Universal Music heeft gesteld dat de door haar geleden schade is ingetreden in Baarn, alwaar zij haar plaats van vestiging heeft, met als gevolg dat aan de Nederlandse rechter (destijds de rechtbank Utrecht, thans de rechtbank Midden-Nederland) internationale bevoegdheid toekomt krachtens art. 5, aanhef en onder 3, van Verordening (EG) nr. 44/2001 van de Raad van 22 december 2000 betreffende de rechterlijke bevoegdheid, de erkenning en de tenuitvoerlegging van beslissingen in burgerlijke en handelszaken (hierna: EEX-Vo).
3.2.2
[verweerder 1] en [verweerder 3] hebben zich tijdig op onbevoegdheid van de Nederlandse rechter beroepen.
[verweerder 2] is in het geding niet verschenen.
3.3 De rechtbank heeft zich onbevoegd verklaard om van de vordering van Universal Music kennis te nemen.
Voor zover in cassatie van belang heeft de rechtbank overwogen dat de bevoegdheid jegens de in Roemenië woonachtige [verweerder 1] en de in Canada woonachtige [verweerder 2] moet worden beoordeeld op grond van art. 6, aanhef en onder e, Rv, en ten aanzien van de in Tsjechië woonachtige [verweerder 3] op grond van art. 5, aanhef en onder 3, EEX-Vo.
Vervolgens heeft de rechtbank overwogen dat de door Universal Music gestelde schade zuivere vermogensschade betreft die het directe (initiële) gevolg is van het schadebrengende feit en dat de vraag rijst of de plaats waar deze schade is ingetreden – in het onderhavige geval Baarn ter plaatse van vestiging van Universal Music – kan worden aangemerkt als de plaats waar het schadebrengende feit zich heeft voorgedaan in de zin van art. 5, aanhef en onder 3, EEX-Vo.
Ten slotte heeft de rechtbank geoordeeld dat er geen feiten zijn gesteld die zich in Nederland hebben afgespeeld en dat – kort gezegd – onvoldoende aanknopingspunten bestaan om bevoegdheid van de Nederlandse rechter op grond van art. 5, aanhef en onder 3, EEX-Vo aan te nemen.
3.4.1
Het hof heeft het vonnis van de rechtbank bekrachtigd.

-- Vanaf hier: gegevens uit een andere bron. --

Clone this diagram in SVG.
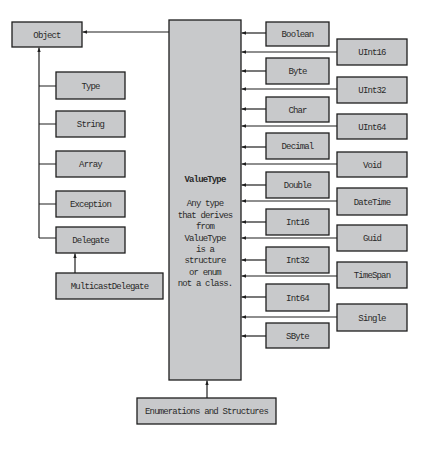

Daartoe heeft het hof als volgt overwogen.
3.4.2 Daar de rechtsmachtgronden in art. 6 Rv grotendeels zijn ontleend aan art. 5 EEX-Verdrag (thans EEX-Vo) en art. 5 EVEX, is de beoordeling van de rechtsmacht ten aanzien van elk van de in eerste aanleg gedaagde partijen in feite dezelfde, hoewel het formeel om verschillende bevoegdheidsgrondslagen gaat (rov. 4.6).
3.4.3
De kernvraag is of uit art. 5, aanhef en onder 3, EEX-Vo bevoegdheid voortvloeit voor de rechter van de plaats waar, als gevolg van een onrechtmatige daad, zuivere vermogensschade wordt geleden. Volgens het hof is dat niet het geval. (rov. 4.7)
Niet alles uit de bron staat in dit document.